MODERN TIMES

Art Hobson

ahobson@uark.edu

NWA Times 19 January 2008

 

Arkansas Energy Resources:  Lignite

 

              As everybody should know by now, the nation and world are in an energy crisis. 

              World oil resources are at the breaking point.  Production of remaining "conventional" oil from wells will soon reach a peak and then begin a long decline.  Oil prices are already surging as demand increases rapidly while supplies increase slowly.  Prices are now high enough to make "unconventional" oil, from shale and from tar sands, feasible, but producing it is environmentally harmful and increasingly expensive. 

              Conventional natural gas from wells is also strained and so again the price is increasing and companies are looking for unconventional sources.  One such source is gas that is forcibly released from underground shale rock.  A broad band of shale running across the state, known as the "Fayetteville shale," appears to contain a lot of natural gas and is beginning to be commercially exploited.  I hope to report on this development in a later column. 

              The other fossil fuel is coal.  There is a lot of it in the world, much of it in the United States, and we're in no danger of running out anytime this century or probably the next.  The result is that prices have remained steady and coal is our cheapest electric power source.  But coal is arguably the most dangerous substance on the planet right now because it releases so much of the carbon dioxide (CO2) that is primarily responsible for global warming.  More than half of the human-caused CO2 that is now in the atmosphere comes from coal. 

              To get a feel for the damage that can be done by coal, consider the world's roughly 1,000 billion tons of known coal reserves that are economically feasible to recover at today's prices.  If even 30% of those reserves were burned and its carbon released to the atmosphere, this alone would raise atmospheric CO2 concentrations to 450 parts per million, which would push global temperatures up by another 2 Fahrenheit degrees beyond the 1.35 degrees of warming that have already occurred.  Most climate scientists believe this would pose a real danger of launching the Greenland and West Antarctic ice sheets into irreversible melting, raising sea levels by 15 feet by 2100--permanently flooding most of the world's coastal cities--and by 50 feet by 2200.

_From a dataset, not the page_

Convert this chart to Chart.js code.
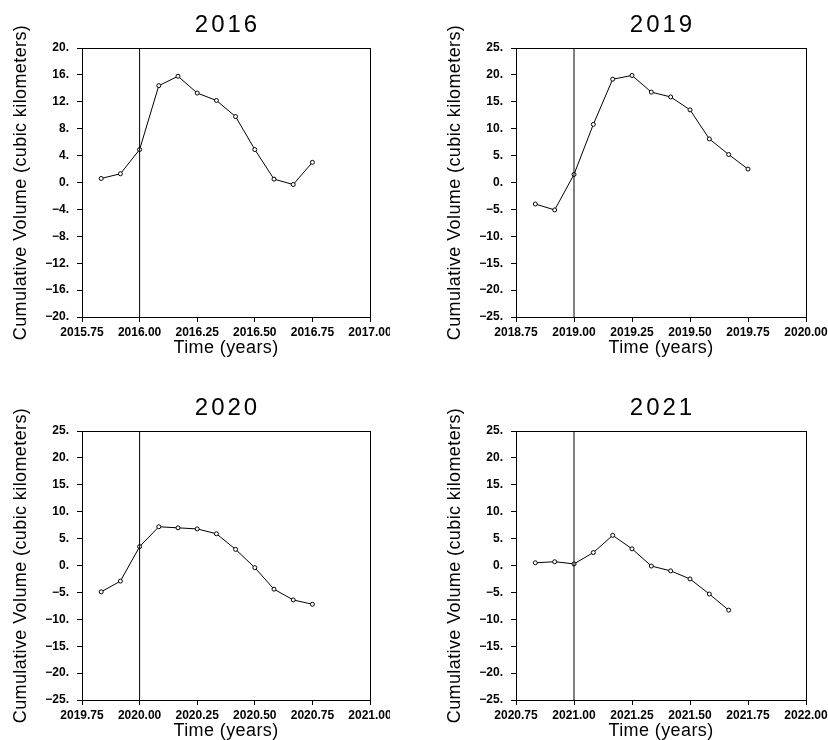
<!DOCTYPE html>
<html><head><meta charset="utf-8">
<script src="https://cdn.jsdelivr.net/npm/chart.js@4/dist/chart.umd.min.js"></script>
<style>
html,body{margin:0;padding:0;background:#fff;width:828px;height:740px;overflow:hidden;position:relative}
canvas{position:absolute}
</style></head><body>
<canvas id="c1" width="390" height="370" style="left:0;top:0;width:390px;height:370px"></canvas>
<canvas id="c2" width="414" height="370" style="left:414px;top:0;width:414px;height:370px"></canvas>
<canvas id="c3" width="390" height="370" style="left:0;top:370px;width:390px;height:370px"></canvas>
<canvas id="c4" width="414" height="370" style="left:414px;top:370px;width:414px;height:370px"></canvas>
<script>
// ---- data ----
const titles = ['2016', '2019', '2020', '2021'];
const yAxisTitle = 'Cumulative Volume (cubic kilometers)';
const xAxisTitle = 'Time (years)';

const time2016 = [2015.8333, 2015.9167, 2016.0, 2016.0833, 2016.1667, 2016.25, 2016.3333, 2016.4167, 2016.5, 2016.5833, 2016.6667, 2016.75];
const vol2016  = [0.6, 1.3, 4.9, 14.4, 15.8, 13.3, 12.2, 9.8, 4.9, 0.5, -0.3, 3.0];

const time2019 = [2018.8333, 2018.9167, 2019.0, 2019.0833, 2019.1667, 2019.25, 2019.3333, 2019.4167, 2019.5, 2019.5833, 2019.6667, 2019.75];
const vol2019  = [-4.0, -5.1, 1.5, 10.8, 19.2, 19.9, 16.8, 15.9, 13.5, 8.1, 5.2, 2.5];

const time2020 = [2019.8333, 2019.9167, 2020.0, 2020.0833, 2020.1667, 2020.25, 2020.3333, 2020.4167, 2020.5, 2020.5833, 2020.6667, 2020.75];
const vol2020  = [-4.9, -2.9, 3.5, 7.2, 7.0, 6.8, 5.9, 3.0, -0.4, -4.4, -6.4, -7.2];

const time2021 = [2020.8333, 2020.9167, 2021.0, 2021.0833, 2021.1667, 2021.25, 2021.3333, 2021.4167, 2021.5, 2021.5833, 2021.6667];
const vol2021  = [0.5, 0.7, 0.3, 2.4, 5.6, 3.1, -0.1, -1.0, -2.5, -5.3, -8.3];

const refYears = [2016.0, 2019.0, 2020.0, 2021.0];

const xTicks2016 = [2015.75, 2016.00, 2016.25, 2016.50, 2016.75, 2017.00];
const xTicks2019 = [2018.75, 2019.00, 2019.25, 2019.50, 2019.75, 2020.00];
const xTicks2020 = [2019.75, 2020.00, 2020.25, 2020.50, 2020.75, 2021.00];
const xTicks2021 = [2020.75, 2021.00, 2021.25, 2021.50, 2021.75, 2022.00];

const yTicks2016 = [-20, -16, -12, -8, -4, 0, 4, 8, 12, 16, 20];
const yTicksOther = [-25, -20, -15, -10, -5, 0, 5, 10, 15, 20, 25];

// ---- drawing ----
Chart.defaults.font.family = '"Liberation Sans", Arial, sans-serif';
Chart.defaults.color = '#000';

const framePlugin = {
  id: 'frame',
  afterDraw(chart, args, opts) {
    const ctx = chart.ctx, a = chart.chartArea;
    ctx.save();
    ctx.strokeStyle = '#000';
    ctx.lineWidth = 1;
    const l = Math.round(a.left), t = Math.round(a.top), r = Math.round(a.right), b = Math.round(a.bottom);
    ctx.strokeRect(l + 0.5, t + 0.5, r - l, b - t);
    ctx.fillStyle = '#000';
    ctx.textAlign = 'center';
    ctx.textBaseline = 'middle';
    const cx = (a.left + a.right) / 2, cy = (a.top + a.bottom) / 2;
    ctx.font = '24px "Liberation Sans", Arial, sans-serif';
    ctx.letterSpacing = '3px';
    ctx.fillText(opts.title, cx + 1.5, a.top - 23);
    ctx.font = '18px "Liberation Sans", Arial, sans-serif';
    ctx.letterSpacing = '0.4px';
    ctx.fillText(xAxisTitle, cx, a.bottom + 31);
    ctx.translate(a.left - 61, cy);
    ctx.rotate(-Math.PI / 2);
    ctx.fillText(yAxisTitle, 0, 0);
    ctx.restore();
  }
};

function fmtY(v) { return (v < 0 ? '\u2212' : '') + Math.abs(v) + '.'; }

function makeChart(id, title, times, vols, refYear, xTicks, yTicks, plot, canvasW, canvasH) {
  const pts = times.map((t, i) => ({ x: t, y: vols[i] }));
  const yMin = yTicks[0], yMax = yTicks[yTicks.length - 1];
  const xMin = xTicks[0], xMax = xTicks[xTicks.length - 1];
  new Chart(document.getElementById(id), {
    type: 'scatter',
    data: {
      datasets: [
        {
          data: [{ x: refYear, y: yMin }, { x: refYear, y: yMax }],
          showLine: true, borderColor: '#000', borderWidth: 1, pointRadius: 0, fill: false
        },
        {
          data: pts,
          showLine: true, tension: 0, borderColor: '#000', borderWidth: 1,
          pointRadius: 2, pointBorderWidth: 1, pointBorderColor: '#000',
          pointBackgroundColor: '#fff', fill: false
        }
      ]
    },
    options: {
      responsive: false,
      animation: false,
      devicePixelRatio: 1,
      layout: { padding: { left: 0, top: plot.T, right: canvasW - plot.R, bottom: 0 } },
      plugins: { legend: { display: false }, tooltip: { enabled: false }, title: { display: false }, frame: { title } },
      scales: {
        x: {
          type: 'linear', min: xMin, max: xMax,
          afterBuildTicks(s) { s.ticks = xTicks.map(v => ({ value: v })); },
          afterFit(s) { s.height = canvasH - plot.B; s.paddingLeft = 0; s.paddingRight = 0; },
          ticks: { callback: v => v.toFixed(2), font: { size: 12, weight: 'bold' }, color: '#000', padding: 3, maxRotation: 0, autoSkip: false },
          grid: { drawOnChartArea: false, tickLength: 5, color: '#000', lineWidth: 1 },
          border: { display: false }
        },
        y: {
          type: 'linear', min: yMin, max: yMax,
          afterBuildTicks(s) { s.ticks = yTicks.map(v => ({ value: v })); },
          afterFit(s) { s.width = plot.L; s.paddingTop = 0; s.paddingBottom = 0; },
          ticks: { callback: v => fmtY(v), font: { size: 12, weight: 'bold' }, color: '#000', padding: 8, autoSkip: false },
          grid: { drawOnChartArea: false, tickLength: 5, color: '#000', lineWidth: 1 },
          border: { display: false }
        }
      }
    },
    plugins: [framePlugin]
  });
}

makeChart('c1', titles[0], time2016, vol2016, refYears[0], xTicks2016, yTicks2016, { L: 82, R: 370, T: 48, B: 317 }, 390, 370);
makeChart('c2', titles[1], time2019, vol2019, refYears[1], xTicks2019, yTicksOther, { L: 102, R: 392, T: 48, B: 317 }, 414, 370);
makeChart('c3', titles[2], time2020, vol2020, refYears[2], xTicks2020, yTicksOther, { L: 82, R: 370, T: 61, B: 330 }, 390, 370);
makeChart('c4', titles[3], time2021, vol2021, refYears[3], xTicks2021, yTicksOther, { L: 102, R: 392, T: 61, B: 330 }, 414, 370);
</script>
</body></html>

              Lignite is a soft form of coal, with a relatively low energy content.  Arkansas has 9 billion tons of it buried at shallow depths in 23 southern counties and 3 northeastern counties.  According to researchers at Southern Arkansas University and elsewhere, it could be profitably strip mined and either burned at a power plant near the mine, or turned into a liquid automotive fuel. 

              There are serious problems with either path.

              Three Arkansas cities may cooperate to build a 90-megwatt power plant near Benton, just southwest of Little Rock, fueled by Arkansas lignite.  But global warming makes the future of coal (including lignite) very tenuous.  There is a growing call for a moratorium on new coal-fired power plants until that time ten or more years from now when carbon capture and storage technology can be installed in every new plant to pump 95 percent of its CO2 emissions into underground storage.  This technology is essential if we're to continue using coal.  Such a moratorium is sorely needed and is already partially successful in the sense that many, perhaps most, new plant applications have been rejected in recent years, for environmental and other reasons.

              Carbon storage will increase the cost of using coal, making other options such as wind much more competitive.  Anybody considering lignite needs to reflect on the changed economics of coal in the age of global warming.

              With oil now at $100 a barrel, coal-to-liquids technology can for the first time compete with gasoline.  However, the notion of converting lignite to liquid fuel has even more drawbacks than a lignite-fueled power plant.  The problem is in the emissions stemming from the conversion process.  That process involves first turning the lignite into an energy-rich gas, then turning this gas into a liquid similar to diesel fuel.  The CO2 emissions occurring in this conversion are larger than the emissions from burning the fuel after it gets into a car's gas tank.  The result is that the net CO2 emissions from "liquid coal" are more than twice as large as the emissions from gasoline. 

              This technology will be a global warming disaster.  Liquid coal is probably the only energy resource that's worse than the direct burning of coal.  It's economics are likely to be drastically changed by any Congress that takes the environment seriously. 

              To learn more about global warming, attend the "Focus the Nation" events of January 30 and 31.  Focus the Nation is a global warming "teach-in" occurring on hundreds of college campuses, including ours.  On January 30 at 6:30 pm in the Arkansas Union Theater there will be a keynote address followed by discussion and a webcast of "The Two Percent Solution" to global warming.  There will be a free-for-all forum all day long on January 31 in the Arkansas Union Connections Lounge followed by a panel discussion from 4 to 5:30 pm in the Reynolds Center. 

              The planet has far more fossil fuel than it can possibly use without wrecking the environment.  Sure, we can, for a little while longer, continue driving our SUVs and building new superhighways as though there were no tomorrow.  But in fact nature has her limits, and those who dream of endless consumption had better learn to respect those limits or the human experiment with technology will fail.